> **Required work**:
Leave out the pictures; transcribe all else exactly.

____________________

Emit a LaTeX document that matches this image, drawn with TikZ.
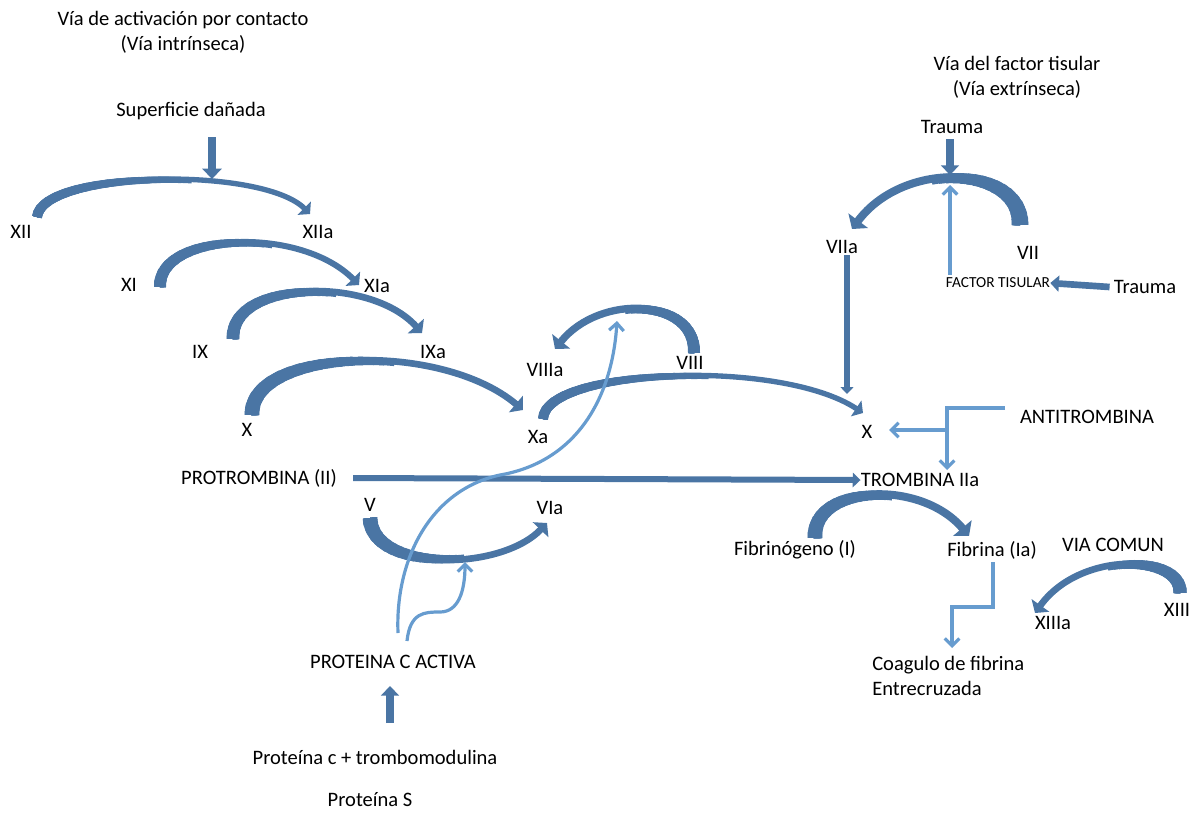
\documentclass[tikz,border=0pt]{standalone}
\usepackage{fontspec}
\setmainfont{Carlito}
\usetikzlibrary{arrows.meta}
\definecolor{dblue}{RGB}{74,117,164}
\definecolor{lblue}{RGB}{103,156,207}
% Curved reaction arrow whose band narrows from its tail towards the head:
% #1 tail width (pt), #2 head-side width (pt), #3 length of the taper (pt), #4 path
\newcommand\taperarc[4]{%
  \foreach \k in {1,...,16}{%
    \pgfmathsetmacro\tw{#2+(#1-#2)*(17-\k)/16}%
    \pgfmathsetmacro\tl{#3*\k/16}%
    \draw[draw=dblue, line width=\tw pt, line cap=butt,
          dash pattern=on \tl pt off 3000pt] #4;
  }%
  \draw[bend=#2pt] #4;
}
\begin{document}
\begin{tikzpicture}[x=0.75pt,y=-0.75pt,
  lbl/.style={inner sep=0pt, font=\fontsize{15.4}{18.75}\selectfont},
  smalllbl/.style={inner sep=0pt, font=\fontsize{11.5}{14}\selectfont},
  bend/.style={draw=dblue, line width=#1, line cap=butt,
    -{Triangle[length=3pt 0.8, width=6pt 2]}},
  bend/.default=6pt,
  fat/.style={draw=dblue, line width=#1,
    -{Triangle[length=0pt 1.3, width=0pt 2.4]}},
  fat/.default=6pt,
  thin/.style={draw=lblue, line width=2.4pt,
    -{Straight Barb[length=5.5pt, width=11pt]}}
]
\useasboundingbox (0,0) rectangle (1194,814);

% ---------- headings ----------
\node[lbl, align=center] (ttlin) at (183,32) {Vía de activación por contacto\\(Vía intrínseca)};
\node[lbl, align=center] (ttlex) at (1017,77) {Vía del factor tisular\\(Vía extrínseca)};
\node[lbl] (sup) at (191,111) {Superficie dañada};

% ---------- factor labels ----------
\node[lbl] (xii)   at (21,232)  {XII};
\node[lbl] (xiia)  at (318,232) {XIIa};
\node[lbl] (xi)    at (129,285) {XI};
\node[lbl] (xia)   at (377,286) {XIa};
\node[lbl] (ix)    at (200,352) {IX};
\node[lbl] (ixa)   at (433,352) {IXa};
\node[lbl] (x)     at (247,430) {X};
\node[lbl] (xa)    at (538,437) {Xa};
\node[lbl] (viiia) at (545,370) {VIIIa};
\node[lbl] (viii)  at (690,363) {VIII};
\node[lbl] (xr)    at (867,432) {X};
\node[lbl] (viia)  at (842,247) {VIIa};
\node[lbl] (vii)   at (1028,253) {VII};
\node[lbl] (trA)   at (952,127) {Trauma};
\node[smalllbl] (ft) at (998,283) {FACTOR TISULAR};
\node[lbl] (trB)   at (1145,287) {Trauma};
\node[lbl] (anti)  at (1087,417) {ANTITROMBINA};
\node[lbl] (prot)  at (259,478) {PROTROMBINA (II)};
\node[lbl] (trom)  at (920,480) {TROMBINA IIa};
\node[lbl] (v)     at (370,505) {V};
\node[lbl] (via)   at (550,508) {VIa};
\node[lbl] (fibg)  at (795,550) {Fibrinógeno (I)};
\node[lbl] (fib)   at (992,550) {Fibrina (Ia)};
\node[lbl] (comun) at (1113,545) {VIA COMUN};
\node[lbl] (xiiia) at (1053,623) {XIIIa};
\node[lbl] (xiii)  at (1177,610) {XIII};
\node[lbl, align=left, anchor=west] (coag) at (872,676) {Coagulo de fibrina\\Entrecruzada};
\node[lbl] (pca)   at (393,662) {PROTEINA C ACTIVA};
\node[lbl] (ptm)   at (375,757) {Proteína c + trombomodulina};
\node[lbl] (ps)    at (370,800) {Proteína S};

% ---------- end points of the activation arcs ----------
\coordinate (xiiS)  at (37,217);   \coordinate (xiiT)  at (310,214);
\coordinate (xiS)   at (160,287);  \coordinate (xiT)   at (359,285);
\coordinate (ixS)   at (233,339);  \coordinate (ixT)   at (422,333);
\coordinate (xS)    at (252,415);  \coordinate (xT)    at (523,410);
\coordinate (xaS)   at (543,419);  \coordinate (xaT)   at (863,413);
\coordinate (viiiS) at (694,353);  \coordinate (viiiT) at (555,349);
\coordinate (vS)    at (370,518);  \coordinate (vT)    at (547,523);
\coordinate (viiS)  at (1020,225); \coordinate (viiT)  at (852,229);
\coordinate (fgS)   at (815,538);  \coordinate (fgT)   at (969,536);
\coordinate (xiiiS) at (1180,593); \coordinate (xiiiT) at (1035,613);

% ---------- intrinsic cascade ----------
\taperarc{7.5}{4}{125}{(xiiS) .. controls (42,170) and (262,166) .. (xiiT)}
\taperarc{9}{4.5}{100}{(xiS) .. controls (158,232) and (300,225) .. (xiT)}
\taperarc{9.5}{5}{95}{(ixS) .. controls (230,280) and (370,275) .. (ixT)}
\taperarc{11}{5}{125}{(xS) .. controls (250,348) and (440,340) .. (xT)}
\taperarc{7.5}{4}{135}{(xaS) .. controls (545,368) and (780,358) .. (xaT)}
\taperarc{9}{5.5}{70}{(viiiS) .. controls (696,298) and (600,293) .. (viiiT)}
\taperarc{11}{5}{85}{(vS) .. controls (372,572) and (500,572) .. (vT)}

% ---------- extrinsic pathway ----------
\taperarc{12.5}{6}{85}{(viiS) .. controls (1022,166) and (905,158) .. (viiT)}

% ---------- common pathway ----------
\taperarc{11}{6}{75}{(fgS) .. controls (812,485) and (920,478) .. (fgT)}
\taperarc{10}{5}{65}{(xiiiS) .. controls (1182,554) and (1080,550) .. (xiiiT)}

% ---------- straight arrows ----------
\coordinate (supA) at (212,137);  \coordinate (supB) at (212,179);
\draw[fat=6pt] (supA) -- (supB);
\coordinate (trAa) at (950,139);  \coordinate (trAb) at (950,175);
\draw[fat=5.5pt] (trAa) -- (trAb);
\coordinate (viiaA) at (847,255); \coordinate (viiaB) at (847,394);
\draw[fat=4pt] (viiaA) -- (viiaB);
\draw[fat=5pt] (trB.west) ++(-4,0) coordinate (trBa) -- (ft.east);
\draw[fat=4.5pt] (prot.east) ++(16,0) coordinate (protA) -- (trom.west);
\coordinate (ptmA) at (390,723);  \coordinate (ptmB) at (390,686);
\draw[fat=5.5pt] (ptmA) -- (ptmB);

% ---------- inhibitors and cofactors (light arrows) ----------
\coordinate (ftTip) at (950,185);
\draw[thin] (ft.north -| ftTip) ++(0,-3) -- (ftTip);

\coordinate (pcaA) at (398,633);  \coordinate (pcaTip) at (617,321);
\draw[thin] (pcaA) .. controls (395,560) and (430,490) .. (500,475)
                  .. controls (575,462) and (612,400) .. (pcaTip);
\coordinate (pcaB) at (407,641);  \coordinate (vTip) at (465,562);
\draw[thin] (pcaB) .. controls (410,612) and (425,612) .. (440,612)
                  .. controls (458,612) and (465,592) .. (vTip);

\coordinate (atA) at (1005,408); \coordinate (atJ) at (947,408);
\coordinate (atK) at (947,430);  \coordinate (atT) at (947,470);
\coordinate (xrTip) at (889,430);
\draw[thin] (atA) -- (atJ) -- (atT);
\draw[thin] (atK) -- (xrTip);

\coordinate (fbA) at (993,562); \coordinate (fbT) at (952,648);
\draw[thin] (fbA) -- (993,607) -| (fbT);
\end{tikzpicture}
\end{document}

____________________

> **Exercise solution**:
Emit a LaTeX document that matches this image, drawn with TikZ.
\documentclass[tikz,border=0pt]{standalone}
\usepackage{fontspec}
\setmainfont{Carlito}
\usetikzlibrary{arrows.meta}
\definecolor{dblue}{RGB}{74,117,164}
\definecolor{lblue}{RGB}{103,156,207}
% Curved reaction arrow whose band narrows from its tail towards the head:
% #1 tail width (pt), #2 head-side width (pt), #3 length of the taper (pt), #4 path
\newcommand\taperarc[4]{%
  \foreach \k in {1,...,16}{%
    \pgfmathsetmacro\tw{#2+(#1-#2)*(17-\k)/16}%
    \pgfmathsetmacro\tl{#3*\k/16}%
    \draw[draw=dblue, line width=\tw pt, line cap=butt,
          dash pattern=on \tl pt off 3000pt] #4;
  }%
  \draw[bend=#2pt] #4;
}
\begin{document}
\begin{tikzpicture}[x=0.75pt,y=-0.75pt,
  lbl/.style={inner sep=0pt, font=\fontsize{15.4}{18.75}\selectfont},
  smalllbl/.style={inner sep=0pt, font=\fontsize{11.5}{14}\selectfont},
  bend/.style={draw=dblue, line width=#1, line cap=butt,
    -{Triangle[length=3pt 0.8, width=6pt 2]}},
  bend/.default=6pt,
  fat/.style={draw=dblue, line width=#1,
    -{Triangle[length=0pt 1.3, width=0pt 2.4]}},
  fat/.default=6pt,
  thin/.style={draw=lblue, line width=2.4pt,
    -{Straight Barb[length=5.5pt, width=11pt]}}
]
\useasboundingbox (0,0) rectangle (1194,814);

% ---------- headings ----------
\node[lbl, align=center] (ttlin) at (183,32) {Vía de activación por contacto\\(Vía intrínseca)};
\node[lbl, align=center] (ttlex) at (1017,77) {Vía del factor tisular\\(Vía extrínseca)};
\node[lbl] (sup) at (191,111) {Superficie dañada};

% ---------- factor labels ----------
\node[lbl] (xii)   at (21,232)  {XII};
\node[lbl] (xiia)  at (318,232) {XIIa};
\node[lbl] (xi)    at (129,285) {XI};
\node[lbl] (xia)   at (377,286) {XIa};
\node[lbl] (ix)    at (200,352) {IX};
\node[lbl] (ixa)   at (433,352) {IXa};
\node[lbl] (x)     at (247,430) {X};
\node[lbl] (xa)    at (538,437) {Xa};
\node[lbl] (viiia) at (545,370) {VIIIa};
\node[lbl] (viii)  at (690,363) {VIII};
\node[lbl] (xr)    at (867,432) {X};
\node[lbl] (viia)  at (842,247) {VIIa};
\node[lbl] (vii)   at (1028,253) {VII};
\node[lbl] (trA)   at (952,127) {Trauma};
\node[smalllbl] (ft) at (998,283) {FACTOR TISULAR};
\node[lbl] (trB)   at (1145,287) {Trauma};
\node[lbl] (anti)  at (1087,417) {ANTITROMBINA};
\node[lbl] (prot)  at (259,478) {PROTROMBINA (II)};
\node[lbl] (trom)  at (920,480) {TROMBINA IIa};
\node[lbl] (v)     at (370,505) {V};
\node[lbl] (via)   at (550,508) {VIa};
\node[lbl] (fibg)  at (795,550) {Fibrinógeno (I)};
\node[lbl] (fib)   at (992,550) {Fibrina (Ia)};
\node[lbl] (comun) at (1113,545) {VIA COMUN};
\node[lbl] (xiiia) at (1053,623) {XIIIa};
\node[lbl] (xiii)  at (1177,610) {XIII};
\node[lbl, align=left, anchor=west] (coag) at (872,676) {Coagulo de fibrina\\Entrecruzada};
\node[lbl] (pca)   at (393,662) {PROTEINA C ACTIVA};
\node[lbl] (ptm)   at (375,757) {Proteína c + trombomodulina};
\node[lbl] (ps)    at (370,800) {Proteína S};

% ---------- end points of the activation arcs ----------
\coordinate (xiiS)  at (37,217);   \coordinate (xiiT)  at (310,214);
\coordinate (xiS)   at (160,287);  \coordinate (xiT)   at (359,285);
\coordinate (ixS)   at (233,339);  \coordinate (ixT)   at (422,333);
\coordinate (xS)    at (252,415);  \coordinate (xT)    at (523,410);
\coordinate (xaS)   at (543,419);  \coordinate (xaT)   at (863,413);
\coordinate (viiiS) at (694,353);  \coordinate (viiiT) at (555,349);
\coordinate (vS)    at (370,518);  \coordinate (vT)    at (547,523);
\coordinate (viiS)  at (1020,225); \coordinate (viiT)  at (852,229);
\coordinate (fgS)   at (815,538);  \coordinate (fgT)   at (969,536);
\coordinate (xiiiS) at (1180,593); \coordinate (xiiiT) at (1035,613);

% ---------- intrinsic cascade ----------
\taperarc{7.5}{4}{125}{(xiiS) .. controls (42,170) and (262,166) .. (xiiT)}
\taperarc{9}{4.5}{100}{(xiS) .. controls (158,232) and (300,225) .. (xiT)}
\taperarc{9.5}{5}{95}{(ixS) .. controls (230,280) and (370,275) .. (ixT)}
\taperarc{11}{5}{125}{(xS) .. controls (250,348) and (440,340) .. (xT)}
\taperarc{7.5}{4}{135}{(xaS) .. controls (545,368) and (780,358) .. (xaT)}
\taperarc{9}{5.5}{70}{(viiiS) .. controls (696,298) and (600,293) .. (viiiT)}
\taperarc{11}{5}{85}{(vS) .. controls (372,572) and (500,572) .. (vT)}

% ---------- extrinsic pathway ----------
\taperarc{12.5}{6}{85}{(viiS) .. controls (1022,166) and (905,158) .. (viiT)}

% ---------- common pathway ----------
\taperarc{11}{6}{75}{(fgS) .. controls (812,485) and (920,478) .. (fgT)}
\taperarc{10}{5}{65}{(xiiiS) .. controls (1182,554) and (1080,550) .. (xiiiT)}

% ---------- straight arrows ----------
\coordinate (supA) at (212,137);  \coordinate (supB) at (212,179);
\draw[fat=6pt] (supA) -- (supB);
\coordinate (trAa) at (950,139);  \coordinate (trAb) at (950,175);
\draw[fat=5.5pt] (trAa) -- (trAb);
\coordinate (viiaA) at (847,255); \coordinate (viiaB) at (847,394);
\draw[fat=4pt] (viiaA) -- (viiaB);
\draw[fat=5pt] (trB.west) ++(-4,0) coordinate (trBa) -- (ft.east);
\draw[fat=4.5pt] (prot.east) ++(16,0) coordinate (protA) -- (trom.west);
\coordinate (ptmA) at (390,723);  \coordinate (ptmB) at (390,686);
\draw[fat=5.5pt] (ptmA) -- (ptmB);

% ---------- inhibitors and cofactors (light arrows) ----------
\coordinate (ftTip) at (950,185);
\draw[thin] (ft.north -| ftTip) ++(0,-3) -- (ftTip);

\coordinate (pcaA) at (398,633);  \coordinate (pcaTip) at (617,321);
\draw[thin] (pcaA) .. controls (395,560) and (430,490) .. (500,475)
                  .. controls (575,462) and (612,400) .. (pcaTip);
\coordinate (pcaB) at (407,641);  \coordinate (vTip) at (465,562);
\draw[thin] (pcaB) .. controls (410,612) and (425,612) .. (440,612)
                  .. controls (458,612) and (465,592) .. (vTip);

\coordinate (atA) at (1005,408); \coordinate (atJ) at (947,408);
\coordinate (atK) at (947,430);  \coordinate (atT) at (947,470);
\coordinate (xrTip) at (889,430);
\draw[thin] (atA) -- (atJ) -- (atT);
\draw[thin] (atK) -- (xrTip);

\coordinate (fbA) at (993,562); \coordinate (fbT) at (952,648);
\draw[thin] (fbA) -- (993,607) -| (fbT);
\end{tikzpicture}
\end{document}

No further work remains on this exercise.